Begin AVAILABLE DATA
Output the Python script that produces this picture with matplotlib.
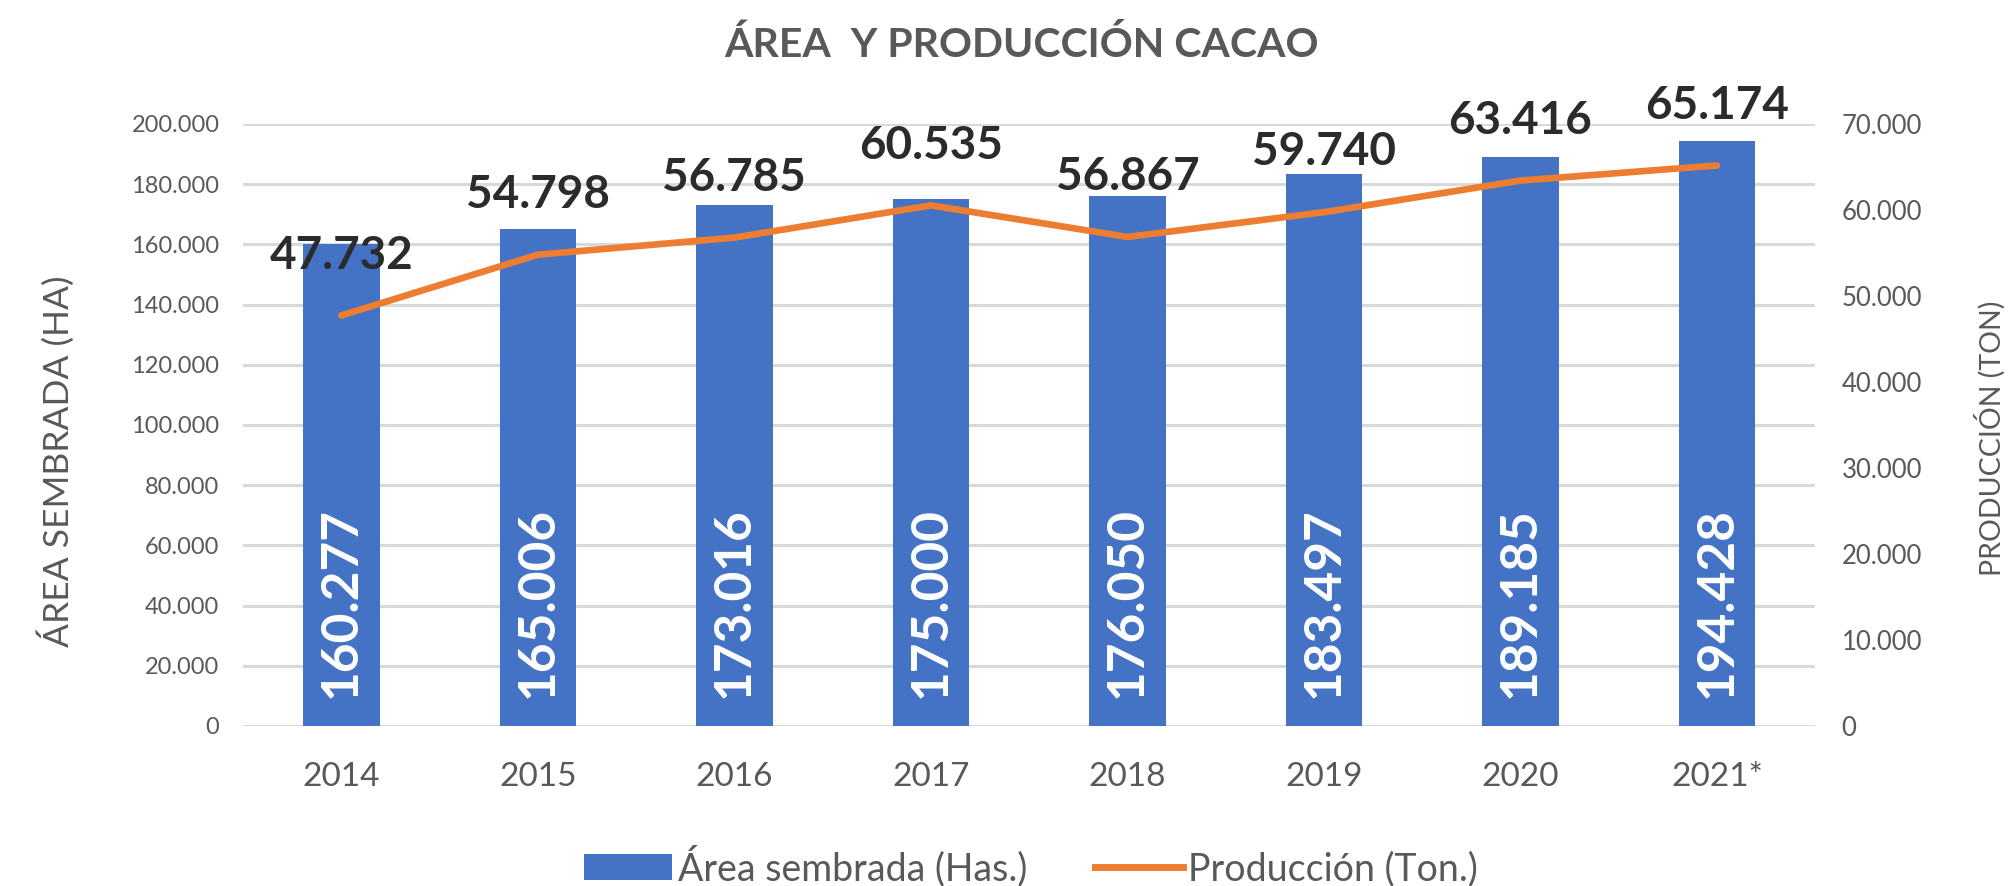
import matplotlib
matplotlib.use("Agg")
import matplotlib.pyplot as plt
from matplotlib.patches import Patch
from matplotlib.lines import Line2D
from matplotlib.ticker import FuncFormatter, MultipleLocator

years = ["2014", "2015", "2016", "2017", "2018", "2019", "2020", "2021*"]
area = [160277, 165006, 173016, 175000, 176050, 183497, 189185, 194428]
produccion = [47732, 54798, 56785, 60535, 56867, 59740, 63416, 65174]

BLUE = "#4472C4"
ORANGE = "#ED7D31"
GRAY = "#595959"
GRID = "#D9D9D9"

def fmt(v):
    return f"{int(round(v)):,}".replace(",", ".")

fig = plt.figure(figsize=(20.09, 8.86), dpi=100)
ax = fig.add_axes([0.121, 0.1806, 0.7825, 0.6795])
ax2 = ax.twinx()

x = list(range(len(years)))
ax.bar(x, area, width=0.39, color=BLUE, zorder=2)
ax.set_xlim(-0.5, len(years) - 0.5)
ax.set_ylim(0, 200000)
ax.yaxis.set_major_locator(MultipleLocator(20000))
ax.yaxis.set_major_formatter(FuncFormatter(lambda v, p: fmt(v)))
ax.grid(axis="y", color=GRID, linewidth=2.2, zorder=0)
ax.set_axisbelow(True)
for s in ax.spines.values():
    s.set_visible(False)
for s in ax2.spines.values():
    s.set_visible(False)
ax.tick_params(axis="both", length=0)
ax.tick_params(axis="y", labelsize=17, labelcolor=GRAY, pad=17)
ax.tick_params(axis="x", labelsize=24, labelcolor=GRAY, pad=26)
ax.set_xticks(x)
ax.set_xticklabels(years, family="Lato")
for lab in ax.get_yticklabels():
    lab.set_family("Lato")

ax2.plot(x, produccion, color=ORANGE, linewidth=4.8, solid_capstyle="round", zorder=3)
ax2.set_ylim(0, 70000)
ax2.yaxis.set_major_locator(MultipleLocator(10000))
ax2.yaxis.set_major_formatter(FuncFormatter(lambda v, p: fmt(v)))
ax2.tick_params(axis="y", length=0, labelsize=18.5, labelcolor=GRAY, pad=19)
for lab in ax2.get_yticklabels():
    lab.set_family("Lato")

for xi, v in zip(x, area):
    ax.text(xi, 9300, fmt(v), rotation=90, ha="center", va="bottom",
            color="white", fontsize=37, fontweight="bold", family="Lato", zorder=4)

for xi, v in zip(x, produccion):
    ax2.annotate(fmt(v), (xi, v), xytext=(0, 43), textcoords="offset points",
                 ha="center", va="center", fontsize=33, fontweight="bold",
                 color="#2B2B2B", family="Lato", zorder=5)

fig.text(1021 / 2009, 1 - 45 / 886, "ÁREA  Y PRODUCCIÓN CACAO", ha="center", va="center",
         fontsize=29.5, fontweight="bold", color=GRAY, family="Lato")
fig.text(56 / 2009, 1 - 461 / 886, "ÁREA SEMBRADA (HA)", rotation=90, ha="center",
         va="center", fontsize=25.5, color=GRAY, family="Lato")
fig.text(1990 / 2009, 1 - 438 / 886, "PRODUCCIÓN (TON)", rotation=90, ha="center",
         va="center", fontsize=20.5, color=GRAY, family="Lato")

handles = [Patch(facecolor=BLUE), Line2D([0], [0], color=ORANGE, linewidth=5)]
fig.legend(handles, ["Área sembrada (Has.)", "Producción (Ton.)"], loc="center",
           bbox_to_anchor=(1031 / 2009, 1 - 866 / 886), ncol=2, frameon=False,
           prop={"family": "Lato", "size": 27}, labelcolor=GRAY,
           handlelength=2.35, handletextpad=0.15, columnspacing=1.8)

fig.savefig("out.png", dpi=100)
End AVAILABLE DATA
• [WORK REQUIRED]: Make an exact copy of the lines from the top of the material through the line with "ax2 = ax.twinx()", pictures excluded.

• [OUTPUT OF THE TASK]:
Output the Python script that produces this picture with matplotlib.
import matplotlib
matplotlib.use("Agg")
import matplotlib.pyplot as plt
from matplotlib.patches import Patch
from matplotlib.lines import Line2D
from matplotlib.ticker import FuncFormatter, MultipleLocator

years = ["2014", "2015", "2016", "2017", "2018", "2019", "2020", "2021*"]
area = [160277, 165006, 173016, 175000, 176050, 183497, 189185, 194428]
produccion = [47732, 54798, 56785, 60535, 56867, 59740, 63416, 65174]

BLUE = "#4472C4"
ORANGE = "#ED7D31"
GRAY = "#595959"
GRID = "#D9D9D9"

def fmt(v):
    return f"{int(round(v)):,}".replace(",", ".")

fig = plt.figure(figsize=(20.09, 8.86), dpi=100)
ax = fig.add_axes([0.121, 0.1806, 0.7825, 0.6795])
ax2 = ax.twinx()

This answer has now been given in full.